-- start --

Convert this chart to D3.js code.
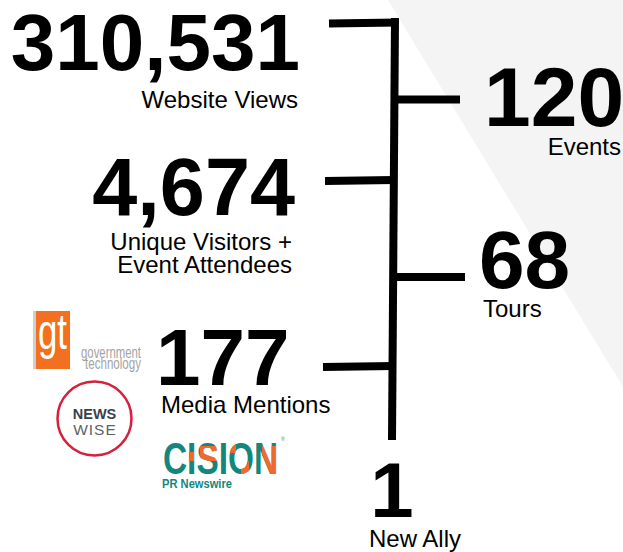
<!DOCTYPE html>
<html>
<head>
<meta charset="utf-8">
<script src="https://cdn.jsdelivr.net/npm/d3@7"></script>
<style>
  body { margin: 0; background: #fff; }
  text { font-family: 'Liberation Sans', Arial, sans-serif; }
</style>
</head>
<body>
<script>
// stats shown on the tree
let values = [310531, 120, 4674, 68, 177, 1]
let labels = [
  ['Website Views'],
  ['Events'],
  ['Unique Visitors +', 'Event Attendees'],
  ['Tours'],
  ['Media Mentions'],
  ['New Ally']
]
let sides = ['left', 'right', 'left', 'right', 'left', 'bottom']

// where each branch sits and where its text goes
let branchY = [22.5, 99.5, 180, 277, 366, 440]
let branchEnd = [329, 460, 325, 465, 323, null]
let numPos = [
  {x: 300, y: 70, anchor: 'end', size: 80},
  {x: 484, y: 126, anchor: 'start', size: 84},
  {x: 295, y: 215, anchor: 'end', size: 81},
  {x: 479, y: 288, anchor: 'start', size: 82},
  {x: 156, y: 385, anchor: 'start', size: 80},
  {x: 392, y: 517, anchor: 'middle', size: 78}
]
let labPos = [
  {x: 298, y: 108, anchor: 'end'},
  {x: 621, y: 155, anchor: 'end'},
  {x: 292, y: 250, anchor: 'end'},
  {x: 483, y: 317, anchor: 'start'},
  {x: 161, y: 413, anchor: 'start'},
  {x: 369, y: 547, anchor: 'start'}
]

let width = 623
let height = 552
let trunkX = 394
let fmt = d3.format(',')

let svg = d3.select('body').append('svg')
  .attr('width', width)
  .attr('height', height)

// light grey wedge on the right
svg.append('polygon')
  .attr('points', [[388, 0], [width, 0], [width, 387]].map(p => p.join(',')).join(' '))
  .attr('fill', '#f4f4f4')

let y = d3.scaleOrdinal()
  .domain(d3.range(values.length))
  .range(branchY)

let tree = svg.append('g')
  .attr('stroke', '#000')
  .attr('stroke-width', 8)
  .attr('fill', 'none')

// trunk
tree.append('line')
  .attr('x1', trunkX + 1).attr('y1', 18)
  .attr('x2', trunkX - 2).attr('y2', y(5))

// branches
tree.selectAll('line.branch')
  .data(d3.range(values.length).filter(i => sides[i] !== 'bottom'))
  .enter()
  .append('line')
  .attr('class', 'branch')
  .attr('x1', i => branchEnd[i])
  .attr('y1', i => y(i) + (sides[i] === 'left' ? 1 : 0))
  .attr('x2', i => sides[i] === 'left' ? trunkX + (i === 0 ? 4 : 0) : trunkX)
  .attr('y2', i => y(i))

// big numbers
svg.selectAll('text.num')
  .data(values)
  .enter()
  .append('text')
  .attr('class', 'num')
  .attr('x', (d, i) => numPos[i].x)
  .attr('y', (d, i) => numPos[i].y)
  .attr('text-anchor', (d, i) => numPos[i].anchor)
  .attr('font-size', (d, i) => numPos[i].size)
  .attr('font-weight', 'bold')
  .attr('fill', '#000')
  .text(d => fmt(d))

// labels
let labs = svg.selectAll('text.lab')
  .data(labels)
  .enter()
  .append('text')
  .attr('class', 'lab')
  .attr('x', (d, i) => labPos[i].x)
  .attr('y', (d, i) => labPos[i].y)
  .attr('text-anchor', (d, i) => labPos[i].anchor)
  .attr('font-size', 24)
  .attr('fill', '#000')

labs.selectAll('tspan')
  .data((d, i) => d.map(t => ({t: t, i: i})))
  .enter()
  .append('tspan')
  .attr('x', d => labPos[d.i].x)
  .attr('dy', (d, j) => j === 0 ? 0 : 23)
  .text(d => d.t)

// ---- media logos ----
let logos = svg.append('g')

// government technology
logos.append('rect').attr('x', 33).attr('y', 311).attr('width', 4).attr('height', 58).attr('fill', '#cfcfcf')
logos.append('rect').attr('x', 36).attr('y', 311).attr('width', 34).attr('height', 58).attr('fill', '#f37021')
logos.append('text')
  .attr('x', 38).attr('y', 349)
  .attr('font-family', 'DejaVu Sans Condensed')
  .attr('font-size', 50)
  .attr('fill', '#fff')
  .attr('textLength', 29)
  .attr('lengthAdjust', 'spacingAndGlyphs')
  .text('gt')
logos.append('text')
  .attr('x', 141).attr('y', 358)
  .attr('text-anchor', 'end')
  .attr('font-family', 'DejaVu Sans Condensed')
  .attr('font-size', 16)
  .attr('fill', '#a3a3a3')
  .attr('textLength', 60)
  .attr('lengthAdjust', 'spacingAndGlyphs')
  .text('government')
logos.append('text')
  .attr('x', 141).attr('y', 369)
  .attr('text-anchor', 'end')
  .attr('font-family', 'DejaVu Sans Condensed')
  .attr('font-size', 16)
  .attr('fill', '#a3a3a3')
  .attr('textLength', 56)
  .attr('lengthAdjust', 'spacingAndGlyphs')
  .text('technology')

// newswise
logos.append('circle')
  .attr('cx', 94.5).attr('cy', 418.5).attr('r', 37)
  .attr('fill', '#fff')
  .attr('stroke', '#d4213d')
  .attr('stroke-width', 2.5)
logos.append('text')
  .attr('x', 94.5).attr('y', 419)
  .attr('text-anchor', 'middle')
  .attr('font-size', 14.5)
  .attr('font-weight', 'bold')
  .attr('fill', '#3b3f47')
  .text('NEWS')
logos.append('text')
  .attr('x', 95).attr('y', 435)
  .attr('text-anchor', 'middle')
  .attr('font-size', 15.5)
  .attr('letter-spacing', 1)
  .attr('fill', '#5f6268')
  .text('WISE')

// cision
let teal = '#14877d'
let orange = '#f2692e'
let defs = svg.append('defs')
let clip = defs.append('clipPath').attr('id', 'cisionOrange')
let orangeBits = [
  [185, 452, 9, 9],
  [200, 446, 20, 15],
  [226, 437, 10, 16],
  [241, 461, 8, 15],
  [262, 446, 22, 32]
]
clip.selectAll('rect')
  .data(orangeBits)
  .enter()
  .append('rect')
  .attr('x', d => d[0]).attr('y', d => d[1])
  .attr('width', d => d[2]).attr('height', d => d[3])

;[teal, orange].forEach((c, k) => {
  logos.append('text')
    .attr('x', 163).attr('y', 474)
    .attr('font-family', 'DejaVu Sans Condensed')
    .attr('font-weight', 'bold')
    .attr('font-size', 45)
    .attr('fill', c)
    .attr('textLength', 115)
    .attr('lengthAdjust', 'spacingAndGlyphs')
    .attr('clip-path', k === 1 ? 'url(#cisionOrange)' : null)
    .text('CISION')
})
logos.append('text')
  .attr('x', 281).attr('y', 441)
  .attr('font-size', 5)
  .attr('fill', teal)
  .text('®')
logos.append('text')
  .attr('x', 162).attr('y', 488)
  .attr('font-size', 12)
  .attr('font-weight', 'bold')
  .attr('fill', teal)
  .attr('textLength', 70)
  .attr('lengthAdjust', 'spacingAndGlyphs')
  .text('PR Newswire')
</script>
</body>
</html>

-- end --

_SET EXERCISE:_ Pictures are excluded; output everything else in the data verbatim.

_REPLY TO THE TASK:_
Convert this chart to D3.js code.
<!DOCTYPE html>
<html>
<head>
<meta charset="utf-8">
<script src="https://cdn.jsdelivr.net/npm/d3@7"></script>
<style>
  body { margin: 0; background: #fff; }
  text { font-family: 'Liberation Sans', Arial, sans-serif; }
</style>
</head>
<body>
<script>
// stats shown on the tree
let values = [310531, 120, 4674, 68, 177, 1]
let labels = [
  ['Website Views'],
  ['Events'],
  ['Unique Visitors +', 'Event Attendees'],
  ['Tours'],
  ['Media Mentions'],
  ['New Ally']
]
let sides = ['left', 'right', 'left', 'right', 'left', 'bottom']

// where each branch sits and where its text goes
let branchY = [22.5, 99.5, 180, 277, 366, 440]
let branchEnd = [329, 460, 325, 465, 323, null]
let numPos = [
  {x: 300, y: 70, anchor: 'end', size: 80},
  {x: 484, y: 126, anchor: 'start', size: 84},
  {x: 295, y: 215, anchor: 'end', size: 81},
  {x: 479, y: 288, anchor: 'start', size: 82},
  {x: 156, y: 385, anchor: 'start', size: 80},
  {x: 392, y: 517, anchor: 'middle', size: 78}
]
let labPos = [
  {x: 298, y: 108, anchor: 'end'},
  {x: 621, y: 155, anchor: 'end'},
  {x: 292, y: 250, anchor: 'end'},
  {x: 483, y: 317, anchor: 'start'},
  {x: 161, y: 413, anchor: 'start'},
  {x: 369, y: 547, anchor: 'start'}
]

let width = 623
let height = 552
let trunkX = 394
let fmt = d3.format(',')

let svg = d3.select('body').append('svg')
  .attr('width', width)
  .attr('height', height)

// light grey wedge on the right
svg.append('polygon')
  .attr('points', [[388, 0], [width, 0], [width, 387]].map(p => p.join(',')).join(' '))
  .attr('fill', '#f4f4f4')

let y = d3.scaleOrdinal()
  .domain(d3.range(values.length))
  .range(branchY)

let tree = svg.append('g')
  .attr('stroke', '#000')
  .attr('stroke-width', 8)
  .attr('fill', 'none')

// trunk
tree.append('line')
  .attr('x1', trunkX + 1).attr('y1', 18)
  .attr('x2', trunkX - 2).attr('y2', y(5))

// branches
tree.selectAll('line.branch')
  .data(d3.range(values.length).filter(i => sides[i] !== 'bottom'))
  .enter()
  .append('line')
  .attr('class', 'branch')
  .attr('x1', i => branchEnd[i])
  .attr('y1', i => y(i) + (sides[i] === 'left' ? 1 : 0))
  .attr('x2', i => sides[i] === 'left' ? trunkX + (i === 0 ? 4 : 0) : trunkX)
  .attr('y2', i => y(i))

// big numbers
svg.selectAll('text.num')
  .data(values)
  .enter()
  .append('text')
  .attr('class', 'num')
  .attr('x', (d, i) => numPos[i].x)
  .attr('y', (d, i) => numPos[i].y)
  .attr('text-anchor', (d, i) => numPos[i].anchor)
  .attr('font-size', (d, i) => numPos[i].size)
  .attr('font-weight', 'bold')
  .attr('fill', '#000')
  .text(d => fmt(d))

// labels
let labs = svg.selectAll('text.lab')
  .data(labels)
  .enter()
  .append('text')
  .attr('class', 'lab')
  .attr('x', (d, i) => labPos[i].x)
  .attr('y', (d, i) => labPos[i].y)
  .attr('text-anchor', (d, i) => labPos[i].anchor)
  .attr('font-size', 24)
  .attr('fill', '#000')

labs.selectAll('tspan')
  .data((d, i) => d.map(t => ({t: t, i: i})))
  .enter()
  .append('tspan')
  .attr('x', d => labPos[d.i].x)
  .attr('dy', (d, j) => j === 0 ? 0 : 23)
  .text(d => d.t)

// ---- media logos ----
let logos = svg.append('g')

// government technology
logos.append('rect').attr('x', 33).attr('y', 311).attr('width', 4).attr('height', 58).attr('fill', '#cfcfcf')
logos.append('rect').attr('x', 36).attr('y', 311).attr('width', 34).attr('height', 58).attr('fill', '#f37021')
logos.append('text')
  .attr('x', 38).attr('y', 349)
  .attr('font-family', 'DejaVu Sans Condensed')
  .attr('font-size', 50)
  .attr('fill', '#fff')
  .attr('textLength', 29)
  .attr('lengthAdjust', 'spacingAndGlyphs')
  .text('gt')
logos.append('text')
  .attr('x', 141).attr('y', 358)
  .attr('text-anchor', 'end')
  .attr('font-family', 'DejaVu Sans Condensed')
  .attr('font-size', 16)
  .attr('fill', '#a3a3a3')
  .attr('textLength', 60)
  .attr('lengthAdjust', 'spacingAndGlyphs')
  .text('government')
logos.append('text')
  .attr('x', 141).attr('y', 369)
  .attr('text-anchor', 'end')
  .attr('font-family', 'DejaVu Sans Condensed')
  .attr('font-size', 16)
  .attr('fill', '#a3a3a3')
  .attr('textLength', 56)
  .attr('lengthAdjust', 'spacingAndGlyphs')
  .text('technology')

// newswise
logos.append('circle')
  .attr('cx', 94.5).attr('cy', 418.5).attr('r', 37)
  .attr('fill', '#fff')
  .attr('stroke', '#d4213d')
  .attr('stroke-width', 2.5)
logos.append('text')
  .attr('x', 94.5).attr('y', 419)
  .attr('text-anchor', 'middle')
  .attr('font-size', 14.5)
  .attr('font-weight', 'bold')
  .attr('fill', '#3b3f47')
  .text('NEWS')
logos.append('text')
  .attr('x', 95).attr('y', 435)
  .attr('text-anchor', 'middle')
  .attr('font-size', 15.5)
  .attr('letter-spacing', 1)
  .attr('fill', '#5f6268')
  .text('WISE')

// cision
let teal = '#14877d'
let orange = '#f2692e'
let defs = svg.append('defs')
let clip = defs.append('clipPath').attr('id', 'cisionOrange')
let orangeBits = [
  [185, 452, 9, 9],
  [200, 446, 20, 15],
  [226, 437, 10, 16],
  [241, 461, 8, 15],
  [262, 446, 22, 32]
]
clip.selectAll('rect')
  .data(orangeBits)
  .enter()
  .append('rect')
  .attr('x', d => d[0]).attr('y', d => d[1])
  .attr('width', d => d[2]).attr('height', d => d[3])

;[teal, orange].forEach((c, k) => {
  logos.append('text')
    .attr('x', 163).attr('y', 474)
    .attr('font-family', 'DejaVu Sans Condensed')
    .attr('font-weight', 'bold')
    .attr('font-size', 45)
    .attr('fill', c)
    .attr('textLength', 115)
    .attr('lengthAdjust', 'spacingAndGlyphs')
    .attr('clip-path', k === 1 ? 'url(#cisionOrange)' : null)
    .text('CISION')
})
logos.append('text')
  .attr('x', 281).attr('y', 441)
  .attr('font-size', 5)
  .attr('fill', teal)
  .text('®')
logos.append('text')
  .attr('x', 162).attr('y', 488)
  .attr('font-size', 12)
  .attr('font-weight', 'bold')
  .attr('fill', teal)
  .attr('textLength', 70)
  .attr('lengthAdjust', 'spacingAndGlyphs')
  .text('PR Newswire')
</script>
</body>
</html>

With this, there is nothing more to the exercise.